The work presented here, exhibiting more fluency and expression, fits quite easily into the third and final phase of Giampetrino’s career, exhibiting more fluency and expression.5 The work is most comparable to the polyptych currently in the Museo Bagatti Valsecchi in Milan, distinguished by a sort of “Leonardesque Mannerism”, with which it shares the colouring and chosen atmosphere, suffused with a languid sweetness. The Virgin, in particular, is in perfect harmony with the graceful and sinuous female figures. This style probably corresponds to a dating of circa 1530-1535.
Cristina Geddo
1. A. Ottino Della Chiesa, Bernardino Luini, Novara 1956, p. 68 cat. no. 20, reproduced plate 100.

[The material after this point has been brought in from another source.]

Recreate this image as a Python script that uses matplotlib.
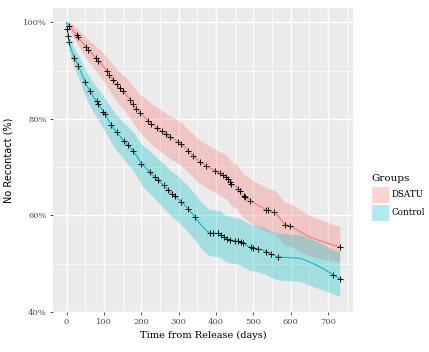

2. F. Moro, Spunti sulla diffusione di un tema leonardesco tra Italia e Fiandra sino al Lanino, in I leonardeschi a Milano: fortuna e collezionismo, International Conference, ed. M.T. Fiorio and P.C. Marani, Milan 1991, pp. 120-139; L. Traversi, Il tema dei “Due fanciulli che si baciano e abbracciano” tra “leonardismo italiano” e “leonardismo fiammingo”, in “Raccolta Vinciana”, vol. XXVII, 1997, pp. 373-437; C. Pedretti, entry in Collezione privata, in Il Cinquecento lombardo. Da Leonardo a Caravaggio, exhibition catalogue, ed. F. Caroli, Milan 2000, pp. 128-129, no. III.28.
3. L. Traversi, op. cit, pp. 387-394, fig. 1.
4. D. Sedini, Marco d’Oggiono. Tradizione e rinnovamento in Lombardia tra Quattrocento e Cinquecento, Milan-Rome 1989, pp. 66-67 cat. no. 27, reproduced fig. 27a; A. Ottino op. cit., p. 89, cat. n. 102, reproduced plate. 114.
5. See C. Geddo, Le pale d’altare di Giampietrino: ipotesi per un percorso stilistico, in “Arte Lombarda”, vol. 101, 1992, 2, pp. 73-78, reproduced fig. 8-19, in detail fig. 13.